═══ Provided data

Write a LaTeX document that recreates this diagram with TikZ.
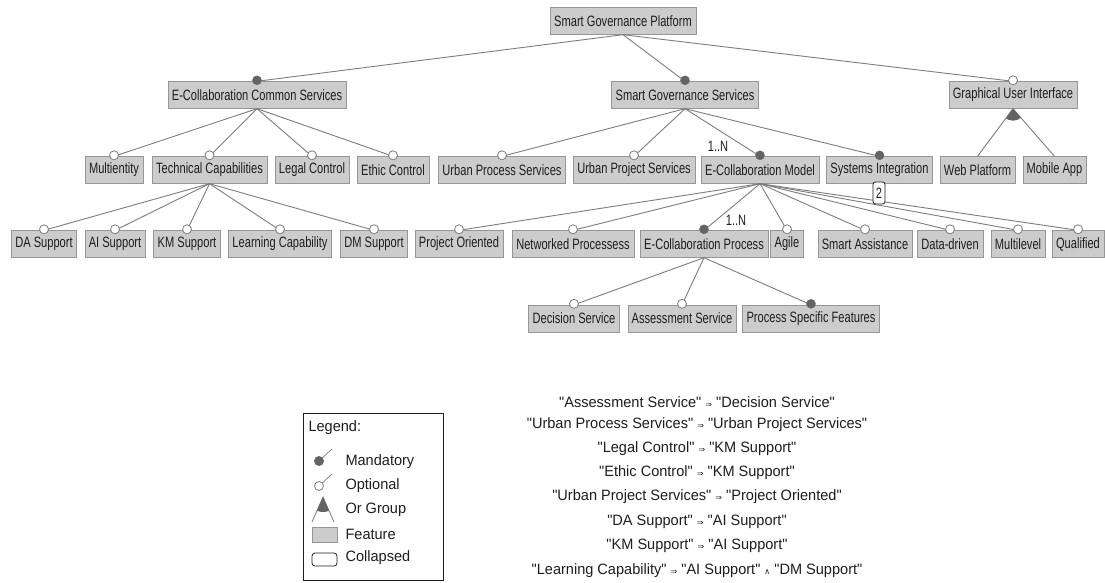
\documentclass[tikz,border=0pt]{standalone}
\usepackage{fontspec}
\setmainfont{Liberation Sans}[FakeStretch=0.97]
\newfontfamily\consfont{Liberation Sans}[FakeStretch=0.97]
\newfontfamily\boxfont{Liberation Sans}[FakeStretch=0.74]
\newfontfamily\symfnt{DejaVu Sans}
\definecolor{featfill}{RGB}{204,204,204}
\definecolor{featborder}{RGB}{150,150,150}
\definecolor{edgec}{RGB}{125,125,125}
\definecolor{mandc}{RGB}{100,100,100}
\definecolor{txt}{RGB}{30,30,30}
\newcommand{\ftext}{\boxfont\fontsize{15}{17}\selectfont}
\newcommand{\ctext}{\consfont\fontsize{15}{17}\selectfont}
\newcommand{\impl}{{\symfnt\fontsize{8}{8}\selectfont ⇒}}
\newcommand{\andsym}{{\symfnt\fontsize{8}{8}\selectfont ∧}}
\tikzset{
  feat/.style={draw=featborder, fill=featfill, minimum height=27pt, inner xsep=4pt, inner ysep=0pt, font=\ftext, text=txt},
  edge/.style={draw=edgec, line width=0.9pt},
  mand/.style={circle, fill=mandc, draw=mandc, inner sep=0pt, minimum size=9pt},
  opt/.style={circle, fill=white, draw=edgec, line width=0.8pt, inner sep=0pt, minimum size=9pt},
  card/.style={font=\ftext, text=txt},
  cons/.style={font=\ctext, text=txt},
  legt/.style={anchor=west, font=\ctext, text=txt},
  collapsed/.style={draw=txt, fill=white, rounded corners=2.5pt, minimum width=12pt, minimum height=22pt, inner sep=0pt, font=\ftext, text=txt, line width=0.8pt}
}
\begin{document}
\begin{tikzpicture}[x=1pt,y=-1pt]
\useasboundingbox[fill=white] (0,0) rectangle (1105,583);
% level 0
\node[feat] (root) at (623,21) {Smart Governance Platform};
% level 1
\node[feat] (eccs) at (257,95) {E-Collaboration Common Services};
\node[feat] (sgs) at (685,95) {Smart Governance Services};
\node[feat] (gui) at (1013,95) {Graphical User Interface};
% level 2
\node[feat] (multi) at (114,170) {Multientity};
\node[feat] (tech) at (209.5,170) {Technical Capabilities};
\node[feat] (legal) at (312,170) {Legal Control};
\node[feat] (ethic) at (393,170) {Ethic Control};
\node[feat] (upro) at (502,170) {Urban Process Services};
\node[feat] (uprj) at (634,170) {Urban Project Services};
\node[feat] (ecm) at (760,170) {E-Collaboration Model};
\node[feat] (sysi) at (879.5,170) {Systems Integration};
\node[feat] (web) at (977.5,170) {Web Platform};
\node[feat] (mob) at (1054.5,170) {Mobile App};
% level 3
\node[feat] (da) at (44,244) {DA Support};
\node[feat] (ai) at (115,244) {AI Support};
\node[feat] (km) at (187,244) {KM Support};
\node[feat] (learn) at (280,244) {Learning Capability};
\node[feat] (dm) at (374,244) {DM Support};
\node[feat] (po) at (459,244) {Project Oriented};
\node[feat] (net) at (573,244) {Networked Processess};
\node[feat] (ecp) at (704,244) {E-Collaboration Process};
\node[feat] (agile) at (787,244) {Agile};
\node[feat] (sa) at (865,244) {Smart Assistance};
\node[feat] (dd) at (950,244) {Data-driven};
\node[feat] (ml) at (1018,244) {Multilevel};
\node[feat] (qual) at (1078,244) {Qualified};
% level 4
\node[feat] (dec) at (574,318.5) {Decision Service};
\node[feat] (ass) at (682,318.5) {Assessment Service};
\node[feat] (psf) at (811,318.5) {Process Specific Features};
% edges
\foreach \p/\c in {root/eccs,root/sgs,root/gui,
  eccs/multi,eccs/tech,eccs/legal,eccs/ethic,
  tech/da,tech/ai,tech/km,tech/learn,tech/dm,
  sgs/upro,sgs/uprj,sgs/ecm,sgs/sysi,
  ecm/po,ecm/net,ecm/ecp,ecm/agile,ecm/sa,ecm/dd,ecm/ml,ecm/qual,
  ecp/dec,ecp/ass,ecp/psf,
  gui/web,gui/mob}
  \draw[edge] (\p.south) -- (\c.north);
% or group
\begin{scope}
  \clip (gui.south) circle (12pt);
  \fill[mandc] (gui.south) -- (web.north) -- (mob.north) -- cycle;
\end{scope}
% mandatory / optional markers
\foreach \c in {eccs,sgs,ecm,sysi,ecp,psf}
  \node[mand] at ([yshift=1pt]\c.north) {};
\foreach \c in {gui,multi,tech,legal,ethic,upro,uprj,da,ai,km,learn,dm,po,net,agile,sa,dd,ml,qual,dec,ass}
  \node[opt] at ([yshift=1pt]\c.north) {};
% cardinalities
\node[card] (c1) at (718,146) {1..N};
\node[card] (c2) at (736,220) {1..N};
% collapsed
\node[collapsed] (coll) at (879,193) {2};
% legend
\node[draw=txt, line width=0.8pt, minimum width=140pt, minimum height=167pt, inner sep=0pt] (leg) at (373,496.5) {};
\node[legt] (lt) at (305,428) {Legend:};
\node[legt] (lm) at (342,462) {Mandatory};
\node[legt] (lo) at (342,486) {Optional};
\node[legt] (lg) at (342,510) {Or Group};
\node[legt] (lf) at (342,534) {Feature};
\node[legt] (lc) at (342,558) {Collapsed};
\draw[edgec, line width=0.7pt] (319,461) -- (332,449);
\fill[mandc] (319,461) circle (5pt);
\draw[edgec, line width=0.7pt] (319,486) -- (332,474);
\draw[edgec, line width=0.8pt, fill=white] (319,486) circle (4.5pt);
\coordinate (ga) at (323,497);
\coordinate (gl) at (312,522);
\coordinate (gr) at (334,522);
\draw[edgec, line width=0.8pt] (gl) -- (ga) -- (gr);
\begin{scope}
  \clip (ga) circle (15pt);
  \fill[mandc] (ga) -- (gl) -- (gr) -- cycle;
\end{scope}
\draw[featborder, fill=featfill] (312,527) rectangle (337,542);
\draw[txt, line width=0.8pt, rounded corners=3pt] (312,553) rectangle (337,566);
% constraints
\node[cons] (k1) at (697,402) {"Assessment Service" \impl{} "Decision Service"};
\node[cons] (k2) at (697,425) {"Urban Process Services" \impl{} "Urban Project Services"};
\node[cons] (k3) at (697,449) {"Legal Control" \impl{} "KM Support"};
\node[cons] (k4) at (697,473) {"Ethic Control" \impl{} "KM Support"};
\node[cons] (k5) at (697,497) {"Urban Project Services" \impl{} "Project Oriented"};
\node[cons] (k6) at (697,522) {"DA Support" \impl{} "AI Support"};
\node[cons] (k7) at (697,546) {"KM Support" \impl{} "AI Support"};
\node[cons] (k8) at (697,571) {"Learning Capability" \impl{} "AI Support" \andsym{} "DM Support"};
\end{tikzpicture}
\end{document}
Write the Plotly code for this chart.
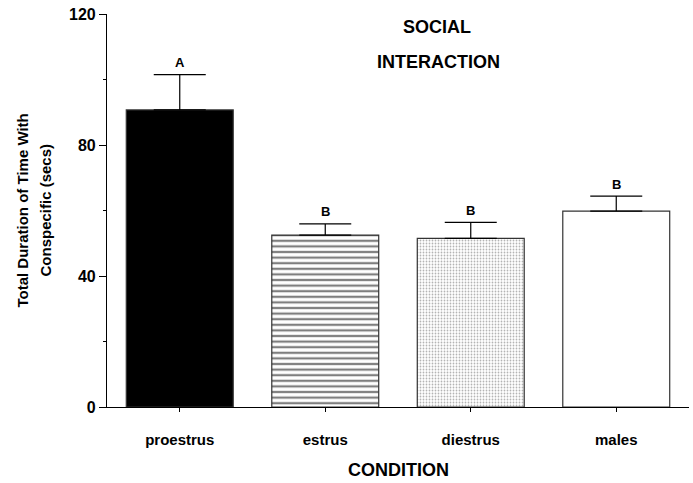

══════

> Directions
Repeat all the data as it stands, dropping any images it holds.

> Output
Write a LaTeX document that recreates this diagram with TikZ.
\documentclass[tikz,border=0pt]{standalone}
\usepackage{fontspec}
\setmainfont{Liberation Sans}[FakeStretch=0.97]
\newfontfamily\consfont{Liberation Sans}[FakeStretch=0.97]
\newfontfamily\boxfont{Liberation Sans}[FakeStretch=0.74]
\newfontfamily\symfnt{DejaVu Sans}
\definecolor{featfill}{RGB}{204,204,204}
\definecolor{featborder}{RGB}{150,150,150}
\definecolor{edgec}{RGB}{125,125,125}
\definecolor{mandc}{RGB}{100,100,100}
\definecolor{txt}{RGB}{30,30,30}
\newcommand{\ftext}{\boxfont\fontsize{15}{17}\selectfont}
\newcommand{\ctext}{\consfont\fontsize{15}{17}\selectfont}
\newcommand{\impl}{{\symfnt\fontsize{8}{8}\selectfont ⇒}}
\newcommand{\andsym}{{\symfnt\fontsize{8}{8}\selectfont ∧}}
\tikzset{
  feat/.style={draw=featborder, fill=featfill, minimum height=27pt, inner xsep=4pt, inner ysep=0pt, font=\ftext, text=txt},
  edge/.style={draw=edgec, line width=0.9pt},
  mand/.style={circle, fill=mandc, draw=mandc, inner sep=0pt, minimum size=9pt},
  opt/.style={circle, fill=white, draw=edgec, line width=0.8pt, inner sep=0pt, minimum size=9pt},
  card/.style={font=\ftext, text=txt},
  cons/.style={font=\ctext, text=txt},
  legt/.style={anchor=west, font=\ctext, text=txt},
  collapsed/.style={draw=txt, fill=white, rounded corners=2.5pt, minimum width=12pt, minimum height=22pt, inner sep=0pt, font=\ftext, text=txt, line width=0.8pt}
}
\begin{document}
\begin{tikzpicture}[x=1pt,y=-1pt]
\useasboundingbox[fill=white] (0,0) rectangle (1105,583);
% level 0
\node[feat] (root) at (623,21) {Smart Governance Platform};
% level 1
\node[feat] (eccs) at (257,95) {E-Collaboration Common Services};
\node[feat] (sgs) at (685,95) {Smart Governance Services};
\node[feat] (gui) at (1013,95) {Graphical User Interface};
% level 2
\node[feat] (multi) at (114,170) {Multientity};
\node[feat] (tech) at (209.5,170) {Technical Capabilities};
\node[feat] (legal) at (312,170) {Legal Control};
\node[feat] (ethic) at (393,170) {Ethic Control};
\node[feat] (upro) at (502,170) {Urban Process Services};
\node[feat] (uprj) at (634,170) {Urban Project Services};
\node[feat] (ecm) at (760,170) {E-Collaboration Model};
\node[feat] (sysi) at (879.5,170) {Systems Integration};
\node[feat] (web) at (977.5,170) {Web Platform};
\node[feat] (mob) at (1054.5,170) {Mobile App};
% level 3
\node[feat] (da) at (44,244) {DA Support};
\node[feat] (ai) at (115,244) {AI Support};
\node[feat] (km) at (187,244) {KM Support};
\node[feat] (learn) at (280,244) {Learning Capability};
\node[feat] (dm) at (374,244) {DM Support};
\node[feat] (po) at (459,244) {Project Oriented};
\node[feat] (net) at (573,244) {Networked Processess};
\node[feat] (ecp) at (704,244) {E-Collaboration Process};
\node[feat] (agile) at (787,244) {Agile};
\node[feat] (sa) at (865,244) {Smart Assistance};
\node[feat] (dd) at (950,244) {Data-driven};
\node[feat] (ml) at (1018,244) {Multilevel};
\node[feat] (qual) at (1078,244) {Qualified};
% level 4
\node[feat] (dec) at (574,318.5) {Decision Service};
\node[feat] (ass) at (682,318.5) {Assessment Service};
\node[feat] (psf) at (811,318.5) {Process Specific Features};
% edges
\foreach \p/\c in {root/eccs,root/sgs,root/gui,
  eccs/multi,eccs/tech,eccs/legal,eccs/ethic,
  tech/da,tech/ai,tech/km,tech/learn,tech/dm,
  sgs/upro,sgs/uprj,sgs/ecm,sgs/sysi,
  ecm/po,ecm/net,ecm/ecp,ecm/agile,ecm/sa,ecm/dd,ecm/ml,ecm/qual,
  ecp/dec,ecp/ass,ecp/psf,
  gui/web,gui/mob}
  \draw[edge] (\p.south) -- (\c.north);
% or group
\begin{scope}
  \clip (gui.south) circle (12pt);
  \fill[mandc] (gui.south) -- (web.north) -- (mob.north) -- cycle;
\end{scope}
% mandatory / optional markers
\foreach \c in {eccs,sgs,ecm,sysi,ecp,psf}
  \node[mand] at ([yshift=1pt]\c.north) {};
\foreach \c in {gui,multi,tech,legal,ethic,upro,uprj,da,ai,km,learn,dm,po,net,agile,sa,dd,ml,qual,dec,ass}
  \node[opt] at ([yshift=1pt]\c.north) {};
% cardinalities
\node[card] (c1) at (718,146) {1..N};
\node[card] (c2) at (736,220) {1..N};
% collapsed
\node[collapsed] (coll) at (879,193) {2};
% legend
\node[draw=txt, line width=0.8pt, minimum width=140pt, minimum height=167pt, inner sep=0pt] (leg) at (373,496.5) {};
\node[legt] (lt) at (305,428) {Legend:};
\node[legt] (lm) at (342,462) {Mandatory};
\node[legt] (lo) at (342,486) {Optional};
\node[legt] (lg) at (342,510) {Or Group};
\node[legt] (lf) at (342,534) {Feature};
\node[legt] (lc) at (342,558) {Collapsed};
\draw[edgec, line width=0.7pt] (319,461) -- (332,449);
\fill[mandc] (319,461) circle (5pt);
\draw[edgec, line width=0.7pt] (319,486) -- (332,474);
\draw[edgec, line width=0.8pt, fill=white] (319,486) circle (4.5pt);
\coordinate (ga) at (323,497);
\coordinate (gl) at (312,522);
\coordinate (gr) at (334,522);
\draw[edgec, line width=0.8pt] (gl) -- (ga) -- (gr);
\begin{scope}
  \clip (ga) circle (15pt);
  \fill[mandc] (ga) -- (gl) -- (gr) -- cycle;
\end{scope}
\draw[featborder, fill=featfill] (312,527) rectangle (337,542);
\draw[txt, line width=0.8pt, rounded corners=3pt] (312,553) rectangle (337,566);
% constraints
\node[cons] (k1) at (697,402) {"Assessment Service" \impl{} "Decision Service"};
\node[cons] (k2) at (697,425) {"Urban Process Services" \impl{} "Urban Project Services"};
\node[cons] (k3) at (697,449) {"Legal Control" \impl{} "KM Support"};
\node[cons] (k4) at (697,473) {"Ethic Control" \impl{} "KM Support"};
\node[cons] (k5) at (697,497) {"Urban Project Services" \impl{} "Project Oriented"};
\node[cons] (k6) at (697,522) {"DA Support" \impl{} "AI Support"};
\node[cons] (k7) at (697,546) {"KM Support" \impl{} "AI Support"};
\node[cons] (k8) at (697,571) {"Learning Capability" \impl{} "AI Support" \andsym{} "DM Support"};
\end{tikzpicture}
\end{document}
Write the Plotly code for this chart.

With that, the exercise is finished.